## WHAT IS EXPECTED
Extract the first line of the entries below and every line after it up to the one containing "88, 118, 124, 124, 122, 100, 74, 80, 80]", both kept. Pictures are excluded.

___ SUPPLIED INFORMATION

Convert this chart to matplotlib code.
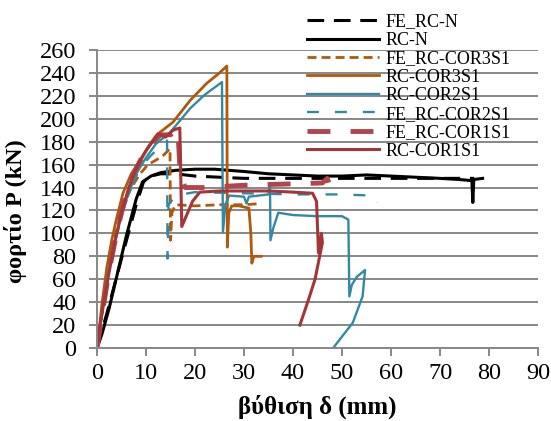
import matplotlib
matplotlib.use("Agg")
import matplotlib.pyplot as plt

plt.rcParams['lines.scale_dashes'] = False
plt.rcParams['font.family'] = ['Liberation Serif', 'DejaVu Serif']

# load-deflection curves, x = deflection (mm), y = load (kN)
fe_rc_n_x = [0, 2, 5, 8, 9.5, 11, 13, 16, 20, 25, 30, 40, 50, 60, 70, 77]
fe_rc_n_y = [0, 30, 78, 125, 145, 150, 152, 152, 150, 149, 148, 148, 148, 148, 148, 148]

rc_n_x = [0, 1, 2.5, 4, 6, 8, 9.3, 10, 11, 13, 16, 20, 24, 30, 35, 40, 45, 50,
          55, 60, 65, 70, 74, 76.5, 76.7, 76.9, 78.7]
rc_n_y = [0, 12, 35, 62, 98, 130, 145, 147, 150, 153, 155, 156, 156, 154, 152, 151,
          150, 150, 151, 150, 149, 148, 147, 146, 127, 147, 148]

fe_cor3_x = [0, 1, 3, 5, 7, 8.8, 10.4, 13.3, 14.9, 15, 15.3, 16, 20, 25, 30, 33.5]
fe_cor3_y = [0, 30, 85, 120, 140, 152, 160, 167, 174, 94, 118, 125, 124, 125, 125, 126]

rc_cor3_x = [0, 0.5, 1, 2, 3, 4, 5.3, 7, 8.8, 10.5, 12.2, 15.5, 19, 22.4, 25, 26.5,
             26.6, 26.9, 27.5, 29, 31, 31.4, 31.6, 32, 33.5]
rc_cor3_y = [0, 18, 38, 70, 94, 113, 135, 152, 164, 176, 186, 197, 216, 231, 240, 246,
             88, 118, 124, 124, 122, 100, 74, 80, 80]

rc_cor2_x = [0, 1, 2, 3, 4.5, 6, 8, 10, 12, 14.9, 19, 22, 25.5, 25.7, 26.2, 27, 30,
             30.5, 31, 35, 35.3, 35.4, 36, 37, 40, 45, 50, 51.3, 51.5, 52, 53, 54.7,
             54.2, 52.2, 50, 48.2]
rc_cor2_y = [0, 30, 58, 82, 108, 130, 152, 166, 178, 188, 209, 221, 232, 101, 125, 133,
             132, 126, 132, 134, 144, 94, 105, 118, 116, 115, 115, 112, 45, 55, 62, 68,
             45, 22, 10, 0]

fe_cor2_x = [0, 1, 3, 5, 7, 9, 11, 13, 14.3, 14.4, 14.6, 16, 20, 30, 40, 50, 56, 57, 57.2]
fe_cor2_y = [0, 28, 80, 115, 142, 158, 168, 176, 181, 78, 125, 133, 136, 135, 134, 134,
             133, 131, 127]

fe_cor1_x = [0, 1, 2.5, 4, 5.5, 7, 9, 11, 13, 15, 16.5, 17, 18, 22, 30, 38, 46, 47, 47.5]
fe_cor1_y = [0, 28, 68, 100, 127, 148, 165, 178, 186, 186, 191, 150, 140, 140, 142,
             143, 144, 148, 142]

rc_cor1_x = [0, 0.8, 2, 3.5, 5, 6.5, 8, 10, 12.5, 14, 15.5, 16.9, 17.3, 18, 19.5, 21,
             25, 30, 35, 40, 44, 44.8, 45.2, 45.8, 46, 44.5, 43, 41.4]
rc_cor1_y = [0, 25, 55, 90, 118, 140, 157, 172, 187, 184, 190, 192, 106, 113, 128, 136,
             137, 137, 137, 136, 135, 128, 83, 100, 92, 60, 40, 20]

black = "black"
orange = "#B0580C"
teal = "#3389A3"
red = "#A3363B"
red_fe = "#B0454B"

fig = plt.figure(figsize=(5.51, 4.21), dpi=100)
ax = fig.add_axes([97 / 551, 1 - 348 / 421, 441 / 551, 298 / 421])

lines = []
lines += ax.plot(fe_rc_n_x, fe_rc_n_y, color=black, lw=2.2, dashes=(12, 7), label="FE_RC-N")
lines += ax.plot(rc_n_x, rc_n_y, color=black, lw=2.2, label="RC-N")
lines += ax.plot(fe_cor3_x, fe_cor3_y, color=orange, lw=2.0, dashes=(6.5, 3.6), label="FE_RC-COR3S1")
lines += ax.plot(rc_cor3_x, rc_cor3_y, color=orange, lw=2.0, label="RC-COR3S1")
lines += ax.plot(rc_cor2_x, rc_cor2_y, color=teal, lw=1.7, label="RC-COR2S1")
lines += ax.plot(fe_cor2_x, fe_cor2_y, color=teal, lw=1.7, dashes=(8.6, 11.5), label="FE_RC-COR2S1")
lines += ax.plot(fe_cor1_x, fe_cor1_y, color=red_fe, lw=3.5, dashes=(16.5, 14.5), label="FE_RC-COR1S1")
lines += ax.plot(rc_cor1_x, rc_cor1_y, color=red, lw=2.2, label="RC-COR1S1")

ax.set_xlim(0, 90)
ax.set_ylim(0, 260)
ax.set_xticks(range(0, 91, 10))
ax.set_yticks(range(0, 261, 20))
ax.yaxis.grid(True, color="#878787", lw=1.4)
ax.set_axisbelow(True)
for s in ["top", "right"]:
    ax.spines[s].set_visible(False)
for s in ["left", "bottom"]:
    ax.spines[s].set_color("#878787")
    ax.spines[s].set_linewidth(1.4)
ax.tick_params(axis="both", direction="out", length=6, width=1.4, color="#878787",
               labelsize=17.5)
ax.tick_params(axis="y", pad=9)
ax.tick_params(axis="x", pad=5)

ax.set_xlabel("βύθιση δ (mm)", fontsize=18, fontweight="bold")
ax.xaxis.set_label_coords(0.5, -0.155)
ax.set_ylabel("φορτίο P (kN)", fontsize=17.5, fontweight="bold")
ax.yaxis.set_label_coords(-0.158, 0.46)

fig.legend(handles=lines, loc="upper left", bbox_to_anchor=(307 / 551, 0.968),
           frameon=False, fontsize=13, handlelength=4.0, handletextpad=0.35,
           labelspacing=0.08, borderpad=0, borderaxespad=0)

fig.savefig("out.png", dpi=100)
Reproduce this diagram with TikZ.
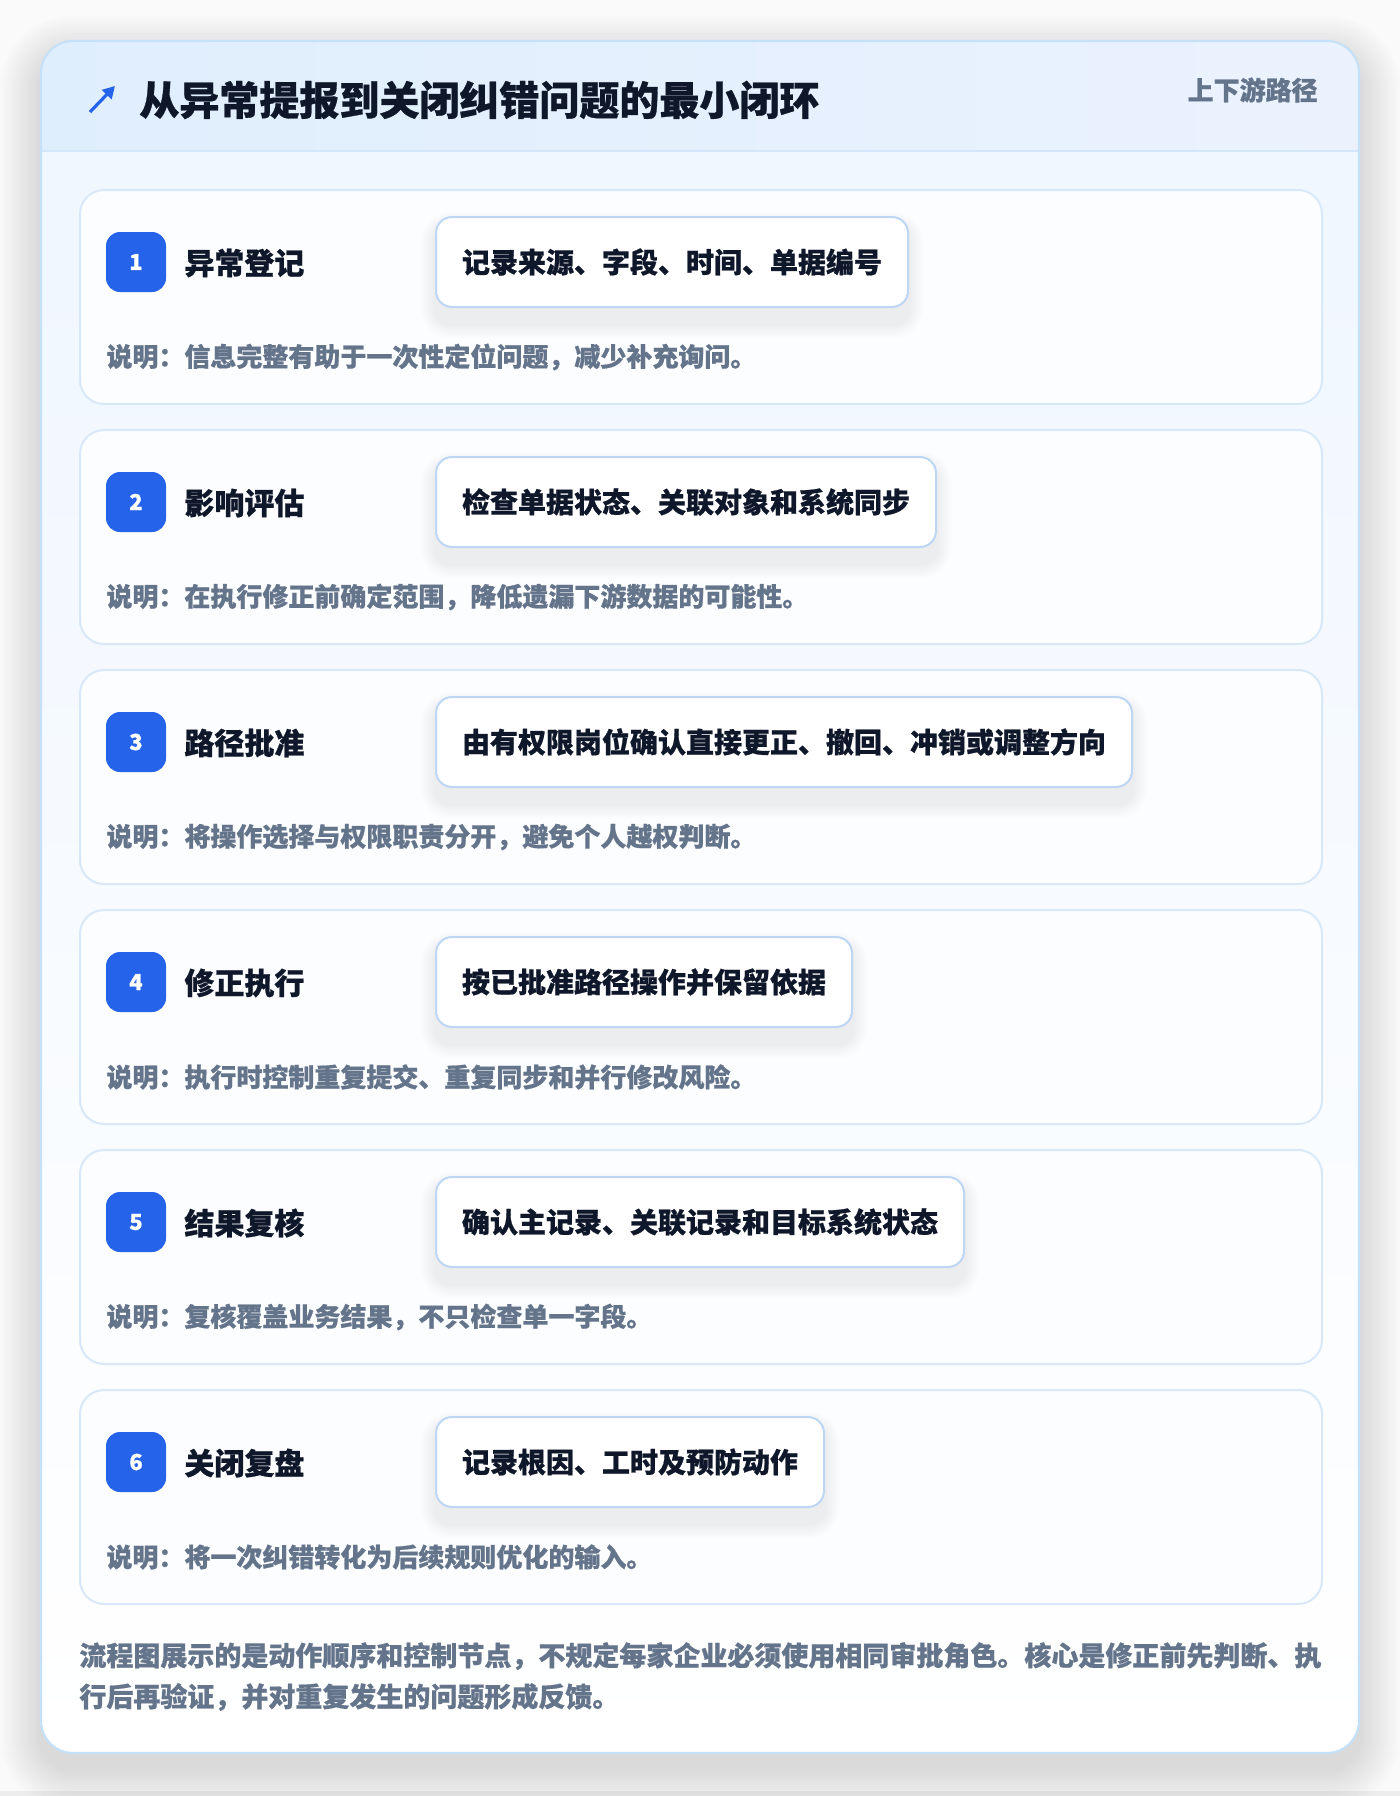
\documentclass[tikz,border=0pt]{standalone}
\usepackage{fontspec}
\setmainfont{Noto Sans CJK SC}[BoldFeatures={FakeBold=0.7}]
\usetikzlibrary{arrows.meta}
\definecolor{pagebg}{HTML}{FAFAFB}
\definecolor{cardborder}{HTML}{C5E1F8}
\definecolor{hdrL}{HTML}{DFEEFD}
\definecolor{hdrR}{HTML}{EBF2FE}
\definecolor{hdrline}{HTML}{D3E6FA}
\definecolor{bodytop}{HTML}{EFF6FF}
\definecolor{stepborder}{HTML}{D8E8F8}
\definecolor{stepfill}{HTML}{FCFDFF}
\definecolor{boxborder}{HTML}{BCD6F4}
\definecolor{accent}{HTML}{2563EB}
\definecolor{ink}{HTML}{0F172A}
\definecolor{muted}{HTML}{64748B}
\definecolor{shadowc}{HTML}{1E2A3A}
\tikzset{
  stepcard/.style={draw=stepborder, line width=1pt, fill=stepfill, rounded corners=12pt,
    minimum width=621pt, minimum height=107pt, anchor=north west, inner sep=0pt},
  badge/.style={fill=accent, text=white, rounded corners=7pt, minimum size=30pt, inner sep=0pt,
    font=\fontsize{11pt}{13pt}\selectfont\bfseries},
  steptitle/.style={anchor=west, inner sep=0pt, text=ink, font=\fontsize{15pt}{18pt}\selectfont\bfseries},
  actbox/.style={anchor=west, draw=boxborder, line width=1pt, fill=white, rounded corners=8pt,
    inner xsep=13pt, inner ysep=0pt, minimum height=45pt, text=ink,
    font=\fontsize{14pt}{17pt}\selectfont\bfseries},
  desc/.style={anchor=west, inner sep=0pt, text=muted, font=\fontsize{13pt}{16pt}\selectfont\bfseries},
  foot/.style={anchor=west, inner sep=0pt, text=muted, font=\fontsize{13.5pt}{16pt}\selectfont\bfseries},
}
\begin{document}
\begin{tikzpicture}[x=0.5pt,y=-0.5pt]
\useasboundingbox (0,0) rectangle (1400,1796);
\fill[pagebg] (0,0) rectangle (1400,1796);
\fill[black!7] (0,1791) rectangle (1400,1796);
% outer card soft shadow
\foreach \i in {1,...,16}{
  \pgfmathsetmacro{\e}{2.6*\i}
  \pgfmathsetmacro{\r}{16+1.3*\i}
  \fill[shadowc, opacity=0.006, rounded corners=\r pt]
    (41-\e,41+16-\e) rectangle (1359+\e,1753+16+\e);
}
\fill[white, rounded corners=16pt] (41,41) rectangle (1359,1753);
\shade[top color=bodytop, bottom color=white, rounded corners=16pt] (41,41) rectangle (1359,1753);
\begin{scope}
  \clip[rounded corners=16pt] (41,41) rectangle (1359,1753);
  \shade[left color=hdrL, right color=hdrR] (41,41) rectangle (1359,151);
\end{scope}
\draw[hdrline, line width=1pt] (41,151) -- (1359,151);
\draw[cardborder, line width=1.1pt, rounded corners=16pt] (41,41) rectangle (1359,1753);
% header
\coordinate (iconA) at (90,112);
\coordinate (iconB) at (115,86);
\draw[accent, line width=1.6pt, -{Triangle[length=6pt,width=6.5pt]}] (iconA) -- (iconB);
\node[anchor=west, inner sep=0pt, text=ink, font=\fontsize{20pt}{24pt}\selectfont\bfseries] (title) at (139,100) {从异常提报到关闭纠错问题的最小闭环};
\node[anchor=east, inner sep=0pt, text=muted, font=\fontsize{13pt}{16pt}\selectfont\bfseries] (tag) at (1318,90) {上下游路径};
% steps
\foreach \k/\ttl/\act/\dsc in {
  1/异常登记/记录来源、字段、时间、单据编号/说明：信息完整有助于一次性定位问题，减少补充询问。,
  2/影响评估/检查单据状态、关联对象和系统同步/说明：在执行修正前确定范围，降低遗漏下游数据的可能性。,
  3/路径批准/由有权限岗位确认直接更正、撤回、冲销或调整方向/说明：将操作选择与权限职责分开，避免个人越权判断。,
  4/修正执行/按已批准路径操作并保留依据/说明：执行时控制重复提交、重复同步和并行修改风险。,
  5/结果复核/确认主记录、关联记录和目标系统状态/说明：复核覆盖业务结果，不只检查单一字段。,
  6/关闭复盘/记录根因、工时及预防动作/说明：将一次纠错转化为后续规则优化的输入。}{
  \pgfmathsetmacro{\yy}{189+240*(\k-1)}
  \node[stepcard] (card\k) at (79,\yy) {};
  \node[badge] (badge\k) at (136,\yy+73) {\k};
  \node[steptitle] (title\k) at (184,\yy+74) {\ttl};
  \node[actbox, opacity=0, text opacity=0] (ghost\k) at (435,\yy+73) {\act};
  \foreach \j in {1,...,8}{
    \pgfmathsetmacro{\e}{1.8*\j}
    \fill[shadowc, opacity=0.007, rounded corners=8pt+\e*0.5pt]
      ([xshift=-\e*0.5pt, yshift=-5pt+\e*0.5pt]ghost\k.north west) rectangle
      ([xshift=\e*0.5pt, yshift=-8pt-\e*0.5pt]ghost\k.south east);
  }
  \node[actbox] (act\k) at (435,\yy+73) {\act};
  \node[desc] (desc\k) at (106,\yy+168) {\dsc};
}
% footer
\node[foot] (foot1) at (79,1656) {流程图展示的是动作顺序和控制节点，不规定每家企业必须使用相同审批角色。核心是修正前先判断、执};
\node[foot] (foot2) at (79,1697) {行后再验证，并对重复发生的问题形成反馈。};
\end{tikzpicture}
\end{document}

______

## THE REPLY
Convert this chart to matplotlib code.
import matplotlib
matplotlib.use("Agg")
import matplotlib.pyplot as plt

plt.rcParams['lines.scale_dashes'] = False
plt.rcParams['font.family'] = ['Liberation Serif', 'DejaVu Serif']

# load-deflection curves, x = deflection (mm), y = load (kN)
fe_rc_n_x = [0, 2, 5, 8, 9.5, 11, 13, 16, 20, 25, 30, 40, 50, 60, 70, 77]
fe_rc_n_y = [0, 30, 78, 125, 145, 150, 152, 152, 150, 149, 148, 148, 148, 148, 148, 148]

rc_n_x = [0, 1, 2.5, 4, 6, 8, 9.3, 10, 11, 13, 16, 20, 24, 30, 35, 40, 45, 50,
          55, 60, 65, 70, 74, 76.5, 76.7, 76.9, 78.7]
rc_n_y = [0, 12, 35, 62, 98, 130, 145, 147, 150, 153, 155, 156, 156, 154, 152, 151,
          150, 150, 151, 150, 149, 148, 147, 146, 127, 147, 148]

fe_cor3_x = [0, 1, 3, 5, 7, 8.8, 10.4, 13.3, 14.9, 15, 15.3, 16, 20, 25, 30, 33.5]
fe_cor3_y = [0, 30, 85, 120, 140, 152, 160, 167, 174, 94, 118, 125, 124, 125, 125, 126]

rc_cor3_x = [0, 0.5, 1, 2, 3, 4, 5.3, 7, 8.8, 10.5, 12.2, 15.5, 19, 22.4, 25, 26.5,
             26.6, 26.9, 27.5, 29, 31, 31.4, 31.6, 32, 33.5]
rc_cor3_y = [0, 18, 38, 70, 94, 113, 135, 152, 164, 176, 186, 197, 216, 231, 240, 246,
             88, 118, 124, 124, 122, 100, 74, 80, 80]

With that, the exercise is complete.